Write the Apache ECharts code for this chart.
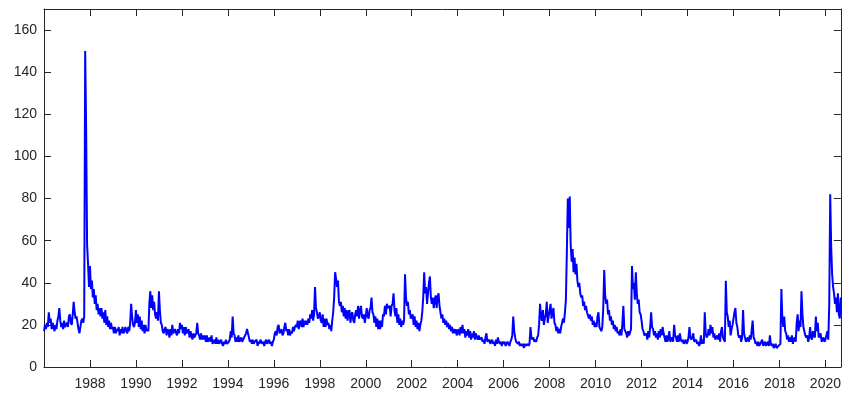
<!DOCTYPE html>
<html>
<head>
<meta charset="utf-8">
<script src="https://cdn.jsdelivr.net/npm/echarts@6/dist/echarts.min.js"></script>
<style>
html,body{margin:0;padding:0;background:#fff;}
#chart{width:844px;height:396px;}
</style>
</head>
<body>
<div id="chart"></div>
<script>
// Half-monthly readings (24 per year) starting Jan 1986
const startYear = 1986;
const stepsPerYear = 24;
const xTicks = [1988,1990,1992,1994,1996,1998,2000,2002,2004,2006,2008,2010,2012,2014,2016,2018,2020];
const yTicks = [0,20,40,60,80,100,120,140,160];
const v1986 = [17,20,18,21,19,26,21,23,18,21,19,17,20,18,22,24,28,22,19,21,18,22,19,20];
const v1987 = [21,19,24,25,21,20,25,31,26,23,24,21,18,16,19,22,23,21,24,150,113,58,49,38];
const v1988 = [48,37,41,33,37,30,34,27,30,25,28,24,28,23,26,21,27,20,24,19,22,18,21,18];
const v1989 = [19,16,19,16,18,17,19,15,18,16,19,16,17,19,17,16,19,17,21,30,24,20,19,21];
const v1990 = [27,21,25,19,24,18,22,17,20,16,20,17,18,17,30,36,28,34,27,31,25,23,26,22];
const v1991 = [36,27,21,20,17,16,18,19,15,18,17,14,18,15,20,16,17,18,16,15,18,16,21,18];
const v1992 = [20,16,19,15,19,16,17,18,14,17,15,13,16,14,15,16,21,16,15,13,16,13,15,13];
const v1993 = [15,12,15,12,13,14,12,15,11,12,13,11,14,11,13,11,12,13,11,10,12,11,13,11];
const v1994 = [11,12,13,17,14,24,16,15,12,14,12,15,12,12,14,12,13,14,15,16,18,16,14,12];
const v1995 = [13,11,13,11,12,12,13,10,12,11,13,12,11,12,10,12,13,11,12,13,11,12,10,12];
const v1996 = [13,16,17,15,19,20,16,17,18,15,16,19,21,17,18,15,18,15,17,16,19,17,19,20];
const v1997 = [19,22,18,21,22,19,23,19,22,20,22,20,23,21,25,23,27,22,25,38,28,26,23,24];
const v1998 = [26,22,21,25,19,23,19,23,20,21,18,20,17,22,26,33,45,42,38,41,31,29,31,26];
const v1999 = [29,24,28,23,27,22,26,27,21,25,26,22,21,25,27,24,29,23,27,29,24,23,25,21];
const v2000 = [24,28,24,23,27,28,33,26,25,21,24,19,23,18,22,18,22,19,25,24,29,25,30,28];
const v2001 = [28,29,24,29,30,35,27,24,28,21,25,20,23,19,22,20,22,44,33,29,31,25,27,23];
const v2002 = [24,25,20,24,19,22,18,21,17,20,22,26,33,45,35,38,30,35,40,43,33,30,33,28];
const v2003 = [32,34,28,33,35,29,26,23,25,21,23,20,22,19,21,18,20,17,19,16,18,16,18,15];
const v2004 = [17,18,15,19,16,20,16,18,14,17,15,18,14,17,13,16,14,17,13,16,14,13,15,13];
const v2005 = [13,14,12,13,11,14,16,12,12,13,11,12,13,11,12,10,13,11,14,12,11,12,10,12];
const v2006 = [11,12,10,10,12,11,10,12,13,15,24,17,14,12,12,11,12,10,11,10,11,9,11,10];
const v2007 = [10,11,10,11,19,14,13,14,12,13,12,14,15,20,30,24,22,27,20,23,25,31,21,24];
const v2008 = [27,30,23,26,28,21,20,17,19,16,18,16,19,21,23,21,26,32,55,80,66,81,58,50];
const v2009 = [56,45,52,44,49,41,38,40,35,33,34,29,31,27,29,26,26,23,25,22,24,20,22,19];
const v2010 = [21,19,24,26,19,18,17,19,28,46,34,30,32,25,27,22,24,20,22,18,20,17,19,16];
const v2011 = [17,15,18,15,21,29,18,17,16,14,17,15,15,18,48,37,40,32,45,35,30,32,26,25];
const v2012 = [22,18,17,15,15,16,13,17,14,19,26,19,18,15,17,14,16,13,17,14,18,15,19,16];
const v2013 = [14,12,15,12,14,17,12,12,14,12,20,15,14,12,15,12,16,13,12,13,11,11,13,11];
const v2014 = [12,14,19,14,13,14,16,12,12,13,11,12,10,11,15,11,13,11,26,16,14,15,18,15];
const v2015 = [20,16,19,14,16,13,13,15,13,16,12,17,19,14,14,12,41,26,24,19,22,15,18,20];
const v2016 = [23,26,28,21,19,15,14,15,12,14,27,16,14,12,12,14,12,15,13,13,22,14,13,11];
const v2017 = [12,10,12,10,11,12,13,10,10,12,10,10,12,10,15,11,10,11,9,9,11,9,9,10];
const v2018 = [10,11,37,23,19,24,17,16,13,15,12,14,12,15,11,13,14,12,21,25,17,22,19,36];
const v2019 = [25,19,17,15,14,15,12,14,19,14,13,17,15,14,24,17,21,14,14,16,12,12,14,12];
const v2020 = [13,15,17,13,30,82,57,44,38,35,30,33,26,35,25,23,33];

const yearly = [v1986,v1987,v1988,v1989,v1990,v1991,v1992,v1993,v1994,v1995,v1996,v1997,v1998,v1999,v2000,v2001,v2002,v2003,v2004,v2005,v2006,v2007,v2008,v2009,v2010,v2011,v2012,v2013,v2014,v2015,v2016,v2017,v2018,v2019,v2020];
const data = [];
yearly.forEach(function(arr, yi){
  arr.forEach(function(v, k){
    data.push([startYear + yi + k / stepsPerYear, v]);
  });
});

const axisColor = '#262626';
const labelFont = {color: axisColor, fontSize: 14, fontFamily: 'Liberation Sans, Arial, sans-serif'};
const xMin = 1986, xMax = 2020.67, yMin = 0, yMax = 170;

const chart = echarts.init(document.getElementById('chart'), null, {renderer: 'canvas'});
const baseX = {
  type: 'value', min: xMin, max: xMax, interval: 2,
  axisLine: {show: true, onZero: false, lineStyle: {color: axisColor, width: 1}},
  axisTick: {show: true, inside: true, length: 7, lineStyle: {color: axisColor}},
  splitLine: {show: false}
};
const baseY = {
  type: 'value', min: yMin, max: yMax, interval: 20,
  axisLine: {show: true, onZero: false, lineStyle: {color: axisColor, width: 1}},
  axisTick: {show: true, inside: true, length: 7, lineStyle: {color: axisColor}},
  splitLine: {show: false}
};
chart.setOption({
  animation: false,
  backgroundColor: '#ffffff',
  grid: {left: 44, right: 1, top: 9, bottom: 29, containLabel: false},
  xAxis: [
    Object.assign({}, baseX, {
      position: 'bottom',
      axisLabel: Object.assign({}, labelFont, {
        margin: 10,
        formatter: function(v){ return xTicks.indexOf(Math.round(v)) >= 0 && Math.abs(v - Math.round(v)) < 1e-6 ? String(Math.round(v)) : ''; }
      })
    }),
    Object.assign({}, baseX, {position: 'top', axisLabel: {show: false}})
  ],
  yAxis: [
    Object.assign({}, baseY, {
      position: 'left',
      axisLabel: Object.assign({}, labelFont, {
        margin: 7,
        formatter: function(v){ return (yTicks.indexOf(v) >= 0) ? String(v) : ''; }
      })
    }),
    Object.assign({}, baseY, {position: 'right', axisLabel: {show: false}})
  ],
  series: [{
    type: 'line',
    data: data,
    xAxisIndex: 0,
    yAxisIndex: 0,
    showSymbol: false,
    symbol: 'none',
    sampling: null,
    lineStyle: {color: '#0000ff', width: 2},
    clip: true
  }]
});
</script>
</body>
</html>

Given instruction:
Strip out the pictures and quote the remaining data word for word.

Expected output:
Write the Apache ECharts code for this chart.
<!DOCTYPE html>
<html>
<head>
<meta charset="utf-8">
<script src="https://cdn.jsdelivr.net/npm/echarts@6/dist/echarts.min.js"></script>
<style>
html,body{margin:0;padding:0;background:#fff;}
#chart{width:844px;height:396px;}
</style>
</head>
<body>
<div id="chart"></div>
<script>
// Half-monthly readings (24 per year) starting Jan 1986
const startYear = 1986;
const stepsPerYear = 24;
const xTicks = [1988,1990,1992,1994,1996,1998,2000,2002,2004,2006,2008,2010,2012,2014,2016,2018,2020];
const yTicks = [0,20,40,60,80,100,120,140,160];
const v1986 = [17,20,18,21,19,26,21,23,18,21,19,17,20,18,22,24,28,22,19,21,18,22,19,20];
const v1987 = [21,19,24,25,21,20,25,31,26,23,24,21,18,16,19,22,23,21,24,150,113,58,49,38];
const v1988 = [48,37,41,33,37,30,34,27,30,25,28,24,28,23,26,21,27,20,24,19,22,18,21,18];
const v1989 = [19,16,19,16,18,17,19,15,18,16,19,16,17,19,17,16,19,17,21,30,24,20,19,21];
const v1990 = [27,21,25,19,24,18,22,17,20,16,20,17,18,17,30,36,28,34,27,31,25,23,26,22];
const v1991 = [36,27,21,20,17,16,18,19,15,18,17,14,18,15,20,16,17,18,16,15,18,16,21,18];
const v1992 = [20,16,19,15,19,16,17,18,14,17,15,13,16,14,15,16,21,16,15,13,16,13,15,13];
const v1993 = [15,12,15,12,13,14,12,15,11,12,13,11,14,11,13,11,12,13,11,10,12,11,13,11];
const v1994 = [11,12,13,17,14,24,16,15,12,14,12,15,12,12,14,12,13,14,15,16,18,16,14,12];
const v1995 = [13,11,13,11,12,12,13,10,12,11,13,12,11,12,10,12,13,11,12,13,11,12,10,12];
const v1996 = [13,16,17,15,19,20,16,17,18,15,16,19,21,17,18,15,18,15,17,16,19,17,19,20];
const v1997 = [19,22,18,21,22,19,23,19,22,20,22,20,23,21,25,23,27,22,25,38,28,26,23,24];
const v1998 = [26,22,21,25,19,23,19,23,20,21,18,20,17,22,26,33,45,42,38,41,31,29,31,26];
const v1999 = [29,24,28,23,27,22,26,27,21,25,26,22,21,25,27,24,29,23,27,29,24,23,25,21];
const v2000 = [24,28,24,23,27,28,33,26,25,21,24,19,23,18,22,18,22,19,25,24,29,25,30,28];
const v2001 = [28,29,24,29,30,35,27,24,28,21,25,20,23,19,22,20,22,44,33,29,31,25,27,23];
const v2002 = [24,25,20,24,19,22,18,21,17,20,22,26,33,45,35,38,30,35,40,43,33,30,33,28];
const v2003 = [32,34,28,33,35,29,26,23,25,21,23,20,22,19,21,18,20,17,19,16,18,16,18,15];
const v2004 = [17,18,15,19,16,20,16,18,14,17,15,18,14,17,13,16,14,17,13,16,14,13,15,13];
const v2005 = [13,14,12,13,11,14,16,12,12,13,11,12,13,11,12,10,13,11,14,12,11,12,10,12];
const v2006 = [11,12,10,10,12,11,10,12,13,15,24,17,14,12,12,11,12,10,11,10,11,9,11,10];
const v2007 = [10,11,10,11,19,14,13,14,12,13,12,14,15,20,30,24,22,27,20,23,25,31,21,24];
const v2008 = [27,30,23,26,28,21,20,17,19,16,18,16,19,21,23,21,26,32,55,80,66,81,58,50];
const v2009 = [56,45,52,44,49,41,38,40,35,33,34,29,31,27,29,26,26,23,25,22,24,20,22,19];
const v2010 = [21,19,24,26,19,18,17,19,28,46,34,30,32,25,27,22,24,20,22,18,20,17,19,16];
const v2011 = [17,15,18,15,21,29,18,17,16,14,17,15,15,18,48,37,40,32,45,35,30,32,26,25];
const v2012 = [22,18,17,15,15,16,13,17,14,19,26,19,18,15,17,14,16,13,17,14,18,15,19,16];
const v2013 = [14,12,15,12,14,17,12,12,14,12,20,15,14,12,15,12,16,13,12,13,11,11,13,11];
const v2014 = [12,14,19,14,13,14,16,12,12,13,11,12,10,11,15,11,13,11,26,16,14,15,18,15];
const v2015 = [20,16,19,14,16,13,13,15,13,16,12,17,19,14,14,12,41,26,24,19,22,15,18,20];
const v2016 = [23,26,28,21,19,15,14,15,12,14,27,16,14,12,12,14,12,15,13,13,22,14,13,11];
const v2017 = [12,10,12,10,11,12,13,10,10,12,10,10,12,10,15,11,10,11,9,9,11,9,9,10];
const v2018 = [10,11,37,23,19,24,17,16,13,15,12,14,12,15,11,13,14,12,21,25,17,22,19,36];
const v2019 = [25,19,17,15,14,15,12,14,19,14,13,17,15,14,24,17,21,14,14,16,12,12,14,12];
const v2020 = [13,15,17,13,30,82,57,44,38,35,30,33,26,35,25,23,33];

const yearly = [v1986,v1987,v1988,v1989,v1990,v1991,v1992,v1993,v1994,v1995,v1996,v1997,v1998,v1999,v2000,v2001,v2002,v2003,v2004,v2005,v2006,v2007,v2008,v2009,v2010,v2011,v2012,v2013,v2014,v2015,v2016,v2017,v2018,v2019,v2020];
const data = [];
yearly.forEach(function(arr, yi){
  arr.forEach(function(v, k){
    data.push([startYear + yi + k / stepsPerYear, v]);
  });
});

const axisColor = '#262626';
const labelFont = {color: axisColor, fontSize: 14, fontFamily: 'Liberation Sans, Arial, sans-serif'};
const xMin = 1986, xMax = 2020.67, yMin = 0, yMax = 170;

const chart = echarts.init(document.getElementById('chart'), null, {renderer: 'canvas'});
const baseX = {
  type: 'value', min: xMin, max: xMax, interval: 2,
  axisLine: {show: true, onZero: false, lineStyle: {color: axisColor, width: 1}},
  axisTick: {show: true, inside: true, length: 7, lineStyle: {color: axisColor}},
  splitLine: {show: false}
};
const baseY = {
  type: 'value', min: yMin, max: yMax, interval: 20,
  axisLine: {show: true, onZero: false, lineStyle: {color: axisColor, width: 1}},
  axisTick: {show: true, inside: true, length: 7, lineStyle: {color: axisColor}},
  splitLine: {show: false}
};
chart.setOption({
  animation: false,
  backgroundColor: '#ffffff',
  grid: {left: 44, right: 1, top: 9, bottom: 29, containLabel: false},
  xAxis: [
    Object.assign({}, baseX, {
      position: 'bottom',
      axisLabel: Object.assign({}, labelFont, {
        margin: 10,
        formatter: function(v){ return xTicks.indexOf(Math.round(v)) >= 0 && Math.abs(v - Math.round(v)) < 1e-6 ? String(Math.round(v)) : ''; }
      })
    }),
    Object.assign({}, baseX, {position: 'top', axisLabel: {show: false}})
  ],
  yAxis: [
    Object.assign({}, baseY, {
      position: 'left',
      axisLabel: Object.assign({}, labelFont, {
        margin: 7,
        formatter: function(v){ return (yTicks.indexOf(v) >= 0) ? String(v) : ''; }
      })
    }),
    Object.assign({}, baseY, {position: 'right', axisLabel: {show: false}})
  ],
  series: [{
    type: 'line',
    data: data,
    xAxisIndex: 0,
    yAxisIndex: 0,
    showSymbol: false,
    symbol: 'none',
    sampling: null,
    lineStyle: {color: '#0000ff', width: 2},
    clip: true
  }]
});
</script>
</body>
</html>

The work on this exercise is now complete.